NZ sailing back in time with live exports

Anne Barkman protests against live animal exports, in the Octagon. PHOTO: GERARD O’BRIEN
Anne Barkman protests against live animal exports, in the Octagon. PHOTO: GERARD O’BRIEN
New Zealand will be heading back to the future if it renews the live export of farm animals, Helen Beattie writes.

The clock is set to lurch back a further three years, with the National-led government’s determination to reverse a ban on live export by sea; a ban announced three years ago on Sunday and which came into effect in May last year.

The inherent risks with the live export trade were consulted on and acknowledged, and the trade closed down; officially resigned to history via political will, New Zealand taking a world-leading stance.

As world-leading stances tend to do, it triggered other countries to follow suit.

In fact, in the United Kingdom — an important trading partner for New Zealand — its government currently has a Bill going through Parliament to ban live exports. The Bill is likely only a matter of months from Royal Assent.

Repealing the ban here ignores global direction of travel, public sentiment, ignores the emerging and unavoidable risks and threats of this trade, and condemns more than 120,000 animals a year to the suffering caused by long sea journeys and a life in poorly regulated destinations, whilst sinking New Zealand’s international trading reputation with it.

The state of the nation is fragile, so why make it more so?

Live export is not a resilient trade, and at 0.09% of New Zealand’s GDP, its fragility should be forfeited to protect our $54 billion GDP.

Here’s just some of the other whys: ships sink and burn (at least nine since 2009), drowning or burning people and thousands of animals; geopolitics and attack threats delay and block voyages, risking animals being without food and water; boats hit severe and rough weather/sea conditions; ships suffer mechanical, ventilation, drinking-water-production failures; ships have on-board fires.

New Zealand’s own animal welfare laws are redundant in international waters, and no amount of regulation can eliminate the other inherent risks accompanying a seafaring vessel, purpose-built to or not, filled with sentient animals and people, heading out to sea.

The bottom line of this trade is that whether gold, silver or marble, whether chandeliers are installed or buffets provided or any so-called increased regulation is implemented, these things are all just smoke screens and welfare washing; awkward double standards.

Because these things will never stop animals being slaughtered in countries that have less, little or no regulation to ensure they have a humane death at their destination. While here in New Zealand we take pride in and trade on the humane slaughter standards used for our farmed animals, with the live export trade, we ship animals off elsewhere to what might very well be a brutal, filthy, inhumane death, upon which we have zero visibility.

The flimsy at best or downright untruthful at worst arguments used ad nauseum to condone this trade — that these breeding animals are high value, that they are well looked after during voyage (if animals were transported in such conditions in New Zealand, people in charge could be prosecuted) and when they arrive at their destination — deliberately miss the fact that the animals will likely be killed in a manner that isn’t acceptable or even legal in New Zealand.

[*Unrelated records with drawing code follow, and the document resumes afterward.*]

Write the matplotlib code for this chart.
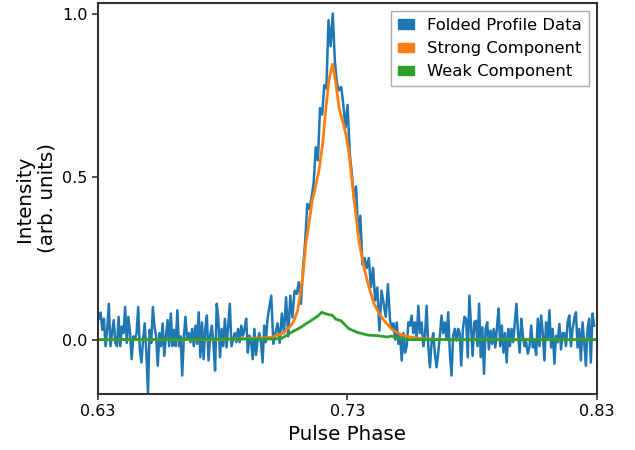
import numpy as np
import matplotlib.pyplot as plt
from matplotlib.patches import Patch

# --- folded profile in segments ---
seg_bounds = [(0.6305, 0.6658), (0.6665, 0.6980), (0.6995, 0.7471),
              (0.7478, 0.7744), (0.7750, 0.8023), (0.8030, 0.8289)]

seg1 = [0.064, 0.083, 0.03, 0.064, -0.02, 0.03, 0.11, -0.02, 0.02, 0.06,
        -0.01, -0.02, 0.07, -0.02, 0.04, 0.02, 0.10, -0.01, 0.07, 0.02,
        -0.06, 0.01, 0.0, 0.02, 0.10, -0.03, -0.07, 0.0, 0.05, -0.04,
        -0.165, 0.03, -0.01, 0.10, 0.04, 0.01, -0.08, 0.02, -0.02, 0.05,
        -0.05, 0.01, 0.06, -0.02, 0.08, -0.02, 0.03, -0.02, 0.09, -0.02,
        0.01, -0.11, 0.01, 0.07, 0.0]
seg2 = [0.02, -0.008, 0.033, -0.02, 0.043, -0.013, 0.084, -0.054, 0.053, -0.06,
        0.033, 0.074, -0.064, 0.012, 0.043, -0.013, -0.095, 0.11, 0.064, -0.054,
        0.033, -0.02, 0.064, -0.024, 0.043, 0.11, -0.02, 0.0, 0.02, -0.008,
        0.033, -0.008, 0.043, 0.012, 0.033, 0.064, -0.04, 0.012, -0.008, -0.06,
        0.033, -0.047, 0.0, 0.02, -0.008, -0.07, 0.043, -0.008, 0.064]
seg3 = [0.135, -0.013, 0.02, 0.05, -0.01, 0.08, 0.02, 0.13, 0.01, 0.135,
        0.068, 0.15, 0.14, 0.176, 0.11, 0.22, 0.30, 0.416, 0.40, 0.436,
        0.48, 0.59, 0.55, 0.71, 0.69, 0.78, 0.77, 0.98, 0.90, 1.0,
        0.855, 0.785, 0.765, 0.775, 0.72, 0.65, 0.72, 0.57, 0.51, 0.43,
        0.47, 0.32, 0.38, 0.23, 0.25, 0.22, 0.25, 0.16, 0.22, 0.12,
        0.16, 0.028, 0.15, 0.11, 0.07, 0.17, 0.06]
seg4 = [0.033, 0.05, 0.0, 0.053, -0.013, 0.012, -0.064, 0.02, -0.04, -0.02,
        0.053, 0.043, 0.074, 0.02, 0.053, 0.0, 0.104, 0.02, 0.053, -0.02,
        0.012, 0.104, -0.02, -0.085, -0.008, 0.02, -0.043, -0.085, -0.04, 0.012,
        0.074, 0.02, 0.053, 0.0, 0.084, -0.04, -0.11, 0.012, 0.033, -0.003,
        0.033]
seg5 = [0.02, -0.08, 0.033, 0.07, 0.064, -0.054, 0.135, 0.043, -0.05, 0.053,
        0.058, -0.02, 0.11, -0.054, 0.038, -0.105, 0.033, 0.053, -0.03, 0.028,
        -0.013, 0.033, -0.024, 0.038, 0.095, -0.02, 0.043, -0.04, 0.02, -0.07,
        0.033, -0.02, 0.033, -0.008, 0.053, 0.11, 0.02, -0.04, 0.064, 0.012,
        -0.02, -0.008, -0.043]
seg6 = [-0.02, 0.043, -0.024, -0.008, -0.047, 0.064, -0.02, 0.074, 0.02, -0.064,
        0.053, 0.0, 0.09, -0.024, 0.033, -0.074, 0.012, -0.008, 0.048, -0.03,
        0.02, 0.02, -0.02, 0.053, 0.074, -0.02, 0.033, 0.064, 0.084, -0.024,
        0.033, -0.064, 0.053, -0.008, -0.08, 0.033, 0.064, -0.07, 0.08, 0.043]
segments = [seg1, seg2, seg3, seg4, seg5, seg6]

# --- model components ---
strong_phase = [0.630, 0.675, 0.685, 0.692, 0.6995, 0.7039, 0.7074, 0.7086, 0.7101,
                0.7113, 0.7121, 0.7133, 0.7148, 0.7159, 0.7170, 0.7186, 0.7201,
                0.7214, 0.7227, 0.7241, 0.7254, 0.7267, 0.7281, 0.7294, 0.7307,
                0.7321, 0.7334, 0.7347, 0.7367, 0.7387, 0.7407, 0.7427, 0.7454,
                0.7484, 0.7511, 0.7538, 0.7577, 0.7617, 0.770, 0.830]
strong_val = [0.0, 0.0, 0.002, 0.004, 0.007, 0.018, 0.043, 0.058, 0.089,
              0.15, 0.19, 0.29, 0.365, 0.426, 0.46, 0.518, 0.60,
              0.71, 0.80, 0.845, 0.785, 0.71, 0.67, 0.63, 0.57,
              0.47, 0.385, 0.30, 0.22, 0.16, 0.11, 0.08, 0.052,
              0.028, 0.017, 0.010, 0.005, 0.002, 0.0, 0.0]

weak_phase = [0.630, 0.700, 0.7035, 0.7075, 0.7114, 0.7133, 0.7154, 0.7181, 0.7198,
              0.7214, 0.7241, 0.7253, 0.7274, 0.7307, 0.7341, 0.7381, 0.7421,
              0.7459, 0.7478, 0.7504, 0.755, 0.830]
weak_val = [0.0, 0.002, 0.003, 0.022, 0.038, 0.048, 0.058, 0.072, 0.084,
            0.079, 0.074, 0.063, 0.058, 0.033, 0.022, 0.014, 0.012,
            0.008, 0.011, 0.003, 0.0, 0.0]

blue, orange, green = '#1f77b4', '#ff7f0e', '#2ca02c'

phase, profile = [], []
for (p0, p1), vals in zip(seg_bounds, segments):
    phase.extend(np.linspace(p0, p1, len(vals)))
    profile.extend(vals)

fig = plt.figure(figsize=(6.35, 4.5), dpi=100)
ax = fig.add_axes([0.154, 0.125, 0.786, 0.868])

ax.plot(phase, profile, color=blue, lw=1.8)
ax.plot(strong_phase, strong_val, color=orange, lw=2)
ax.plot(weak_phase, weak_val, color=green, lw=2)

ax.set_xlim(0.63, 0.83)
ax.set_ylim(-0.166, 1.032)
ax.set_xticks([0.63, 0.73, 0.83])
ax.set_xticklabels(['0.63', '0.73', '0.83'])
ax.set_yticks([0.0, 0.5, 1.0])
ax.set_yticklabels(['0.0', '0.5', '1.0'])
ax.tick_params(labelsize=11.5, length=4, width=1.2, color='#333333')
for sp in ax.spines.values():
    sp.set_color('#333333')
    sp.set_linewidth(1.5)

ax.set_xlabel('Pulse Phase', fontsize=14.3)
ax.set_ylabel('Intensity\n(arb. units)', fontsize=14.3)

handles = [Patch(color=blue, label='Folded Profile Data'),
           Patch(color=orange, label='Strong Component'),
           Patch(color=green, label='Weak Component')]
ax.legend(handles=handles, loc='upper right', fontsize=11.8, fancybox=False,
          edgecolor='#aaaaaa', framealpha=1, handlelength=1.0, handleheight=0.5)

fig.savefig('out.png', dpi=100)
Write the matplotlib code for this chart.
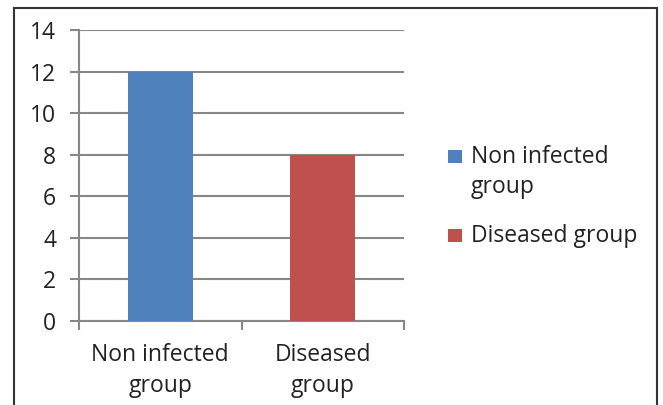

Live export for breeding is live export for eventual inhumane slaughter. New Zealand has no control over this fact and nor can we impose such a standard in another country.

Our local slaughter trade also takes a hit while a less-regulated country benefits from what could have been our business — we offshore at the expense of our animals and our own local communities.

Which brings us to the final, unavoidable and therefore the most powerful threat to New Zealand’s reputation if this abhorrent trade is dragged back on to the table.

Due to this eventual low-welfare slaughter at destination, exposing footage of how those animals are slaughtered and/or treated can never be ruled out. No control means no control and that means irrepressible reputational damage.

The risk is real because the regulatory control is nil, and those making money from the trade take an "out of sight, out of mind" approach. No remediation of voyage conditions eliminates these destination country risks.

Risks which are a threat to other farmers, and our trading credentials and reputation, our revenue and overall GDP.

Repealing the ban on live export by sea would therefore not only be a case of double standards but also a reckless case of eyes wide shut.

Concentrating the issue down to voyage welfare remediation — through a cattle class standard, developed and driven by a limited number of live export beneficiaries, including veterinarians, and despite the government’s direction, Ministry for Primary Industries (aka, use of taxpayers’ money) — is subterfuge.

Live export for breeding is live export of questionable welfare, in other countries, during life and at slaughter — irrepressible and unacceptable animal welfare compromise that we cannot control.

These should be the "provocations to conversation" that Prime Minister Christopher Luxon seeks.

Otherwise, his National-led government’s strings are being pulled, when quasi-regulation to benefit a few flies in the face of his very own state of the nation stance that, "farmers are frustrated at regulations slowing them down"; when the inherent baked-in risks of the trade are ignored and left to chance, yet "we will not leave our future to chance"; and when going backwards to reignite a trade recognised worldwide to be abhorrent means, quite literally, "New Zealand is going backwards".

And all the while, this is his National-led government’s own doing.

 - Helen Beattie is director of Veterinarians for Animal Welfare Aotearoa.